Oil-soaked chanterelles are spiked with garlic and flecked with rosemary. Maybe add a squeeze of lemon.

          Missy leaves her post directing the kitchen and comes by. Our cheeks brush. They have asked for their check, we hear. Still we wait. Is there enough staff? How long will the house take to bus our spot? Can’t we sit now? In 1969 I wrote a piece called “Brooklyn, Come Hungry.” Click here to read it.  Now I’m here. I’ve come hungry.

 

Misi fans, clustered together, waiting for their table, can watch the action in the open kitchen.

          My pals are chatting, studying the menu, deciding on drinks. An olive oil martini sounds gruesome to me. But I’m not the martini type anyway. The server comes and goes, then comes again, and goes, and then we wait. It’s a wonderfully eccentric menu, just antipasti and pasta. I can live with that. My two favorite courses after all. Ryan orders a $65 bottle of wine none of us have ever heard of. Koppitsch unfiltered.

          “Unfiltered.” You wouldn’t predict it would be this smooth.

 

There are enough small bulbs of artichoke for all of us. Could be the chef ordered an extra because we’re five.

          “We don’t need the raw fennel and celery,” I announce, but no one is listening. “I can live without the spaghetti with fennel pesto and Sicilian almonds.” Antipasti start to hit the table. One or two at a time. Grilled baby artichokes with mint salsa verde, savory and full of flavors, a small bulb for each of us. We have to remind our waitress to bring serving spoons and forks. Sometimes she remembers. Sometimes she forgets.

 

Oil-poached zucchini cubes are tossed capers, oregano and toasted bread chunks.

          Cubes of olive-oily poached zucchini are delicious tossed with capers, oregano and toasted cubes of oil-soaked croutons. It’s not easy to divide some of these vegetable starters for five of us. But we’ve ordered half a dozen to start and Missy is sending gifts -- like the grilled runner beans in garlic vinaigrette that we ignored.

 

I should have tossed out this blurred photo but I wanted you to see what runner beans look like.

 

Anchovy and pistachios add salt and crunch to Misi’s marinated leeks.
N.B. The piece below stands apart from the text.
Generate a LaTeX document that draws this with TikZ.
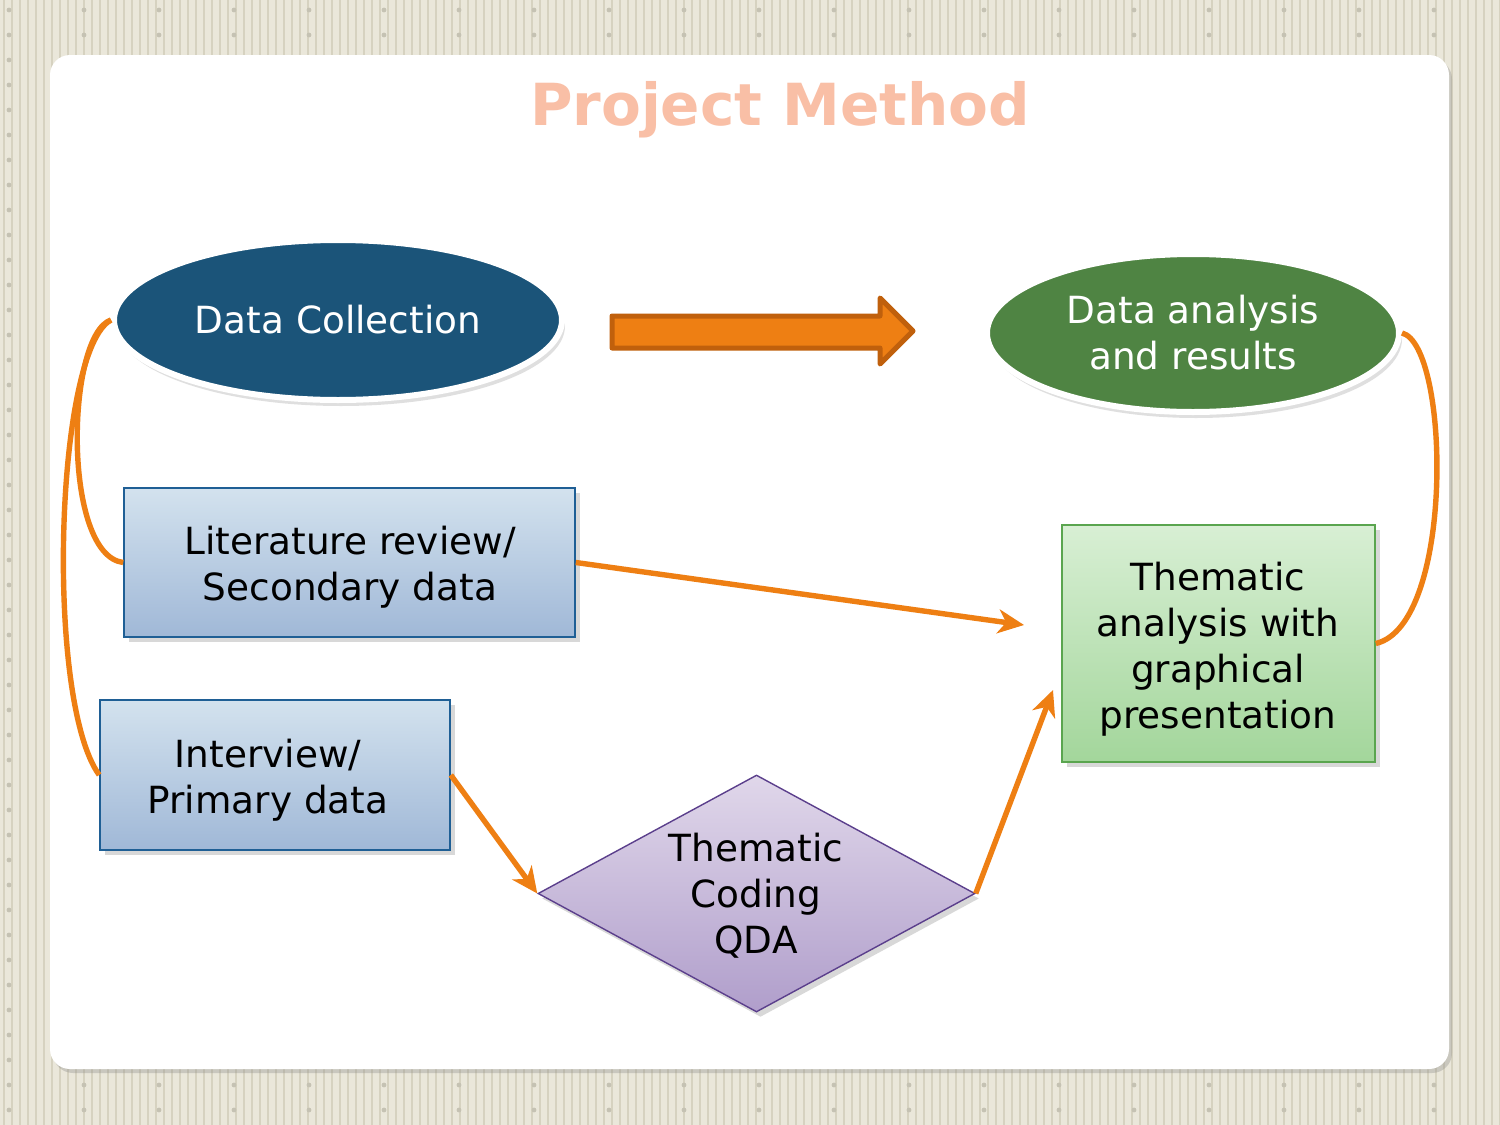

          Missy’s marinated leeks go beyond the classic with anchovy and pistachios. Oil-preserved chanterelles with garlic are flecked with rosemary and a squeeze of lemon. Roasted romanesco (green cauliflower) with salmoriglio calls for the Southern Italian daubing of olive oil and lemon juice, with minced garlic, chopped oregano and parsley.

 

Radicchio and cipollini onions are tossed with melted bone marrow, balsamic and ricotta salata.

 

The green cauliflower called romanesco is roasted and dressed with a classic salmoriglio sauce. 

          “I know that olive oil is supposed to be good for you, but it’s filling. I’m feeling marinated,” one of our group complains. “I’ll need to take a shower when I get home.” All of us stop to consider her lament.  I use the moment to help myself to two more drenched croutons. I love bread.

 

 

There’s chickpea flour in the pappardelle noodles tossed with chickpeas, garlic and rosemary. 

 

Buffalo butter, extra aged Parmesan and a rain of black pepper flavors the pappardele.

          It may not sound like much but a large spoonful from each of chickpea pappardelle (there is chickpea in the dough), fettuccine with buffalo butter, strangozzi with pork sauce, and sheep’s milk ricotta-filled occhi with bottarga can challenge anyone’s arteries. There’s no overlap with the marvelous pastas of Lilia. These are different, inspired by memory and invention. Speaking for myself: I am full, but I need to taste everything.

 

If you decide too much of a good thing may be too much in the olive oil gelato, try the mint stracciatella.

          At Lilia dessert is soft-serve. Here it’s gelato. I sample the olive oil ice cream and the chocolate. I notice the others are equally circumspect. Even so, the mint stracciatella quickly vanishes. I could sit stupefied for a while, enjoying the musings of my companions, but it doesn’t seem fair to Brooklyn, now that Misi's waiting zone is packed.

          We’re on a bridge. I don’t need to know which one as long as Ryan’s GPS cooperates. There is the Manhattan skyline up ahead. It’s an image that never ceases to thrill me, even after fifty years in New York. The Saturday night traffic is strangling. We creep. I have time to start digesting in an upright position before my head drops on the pillows.

          329 Kent Avenue between 3rd and 4th Streets. 347 566 3262. Monday through Sunday, 5:30 pm to 11 pm.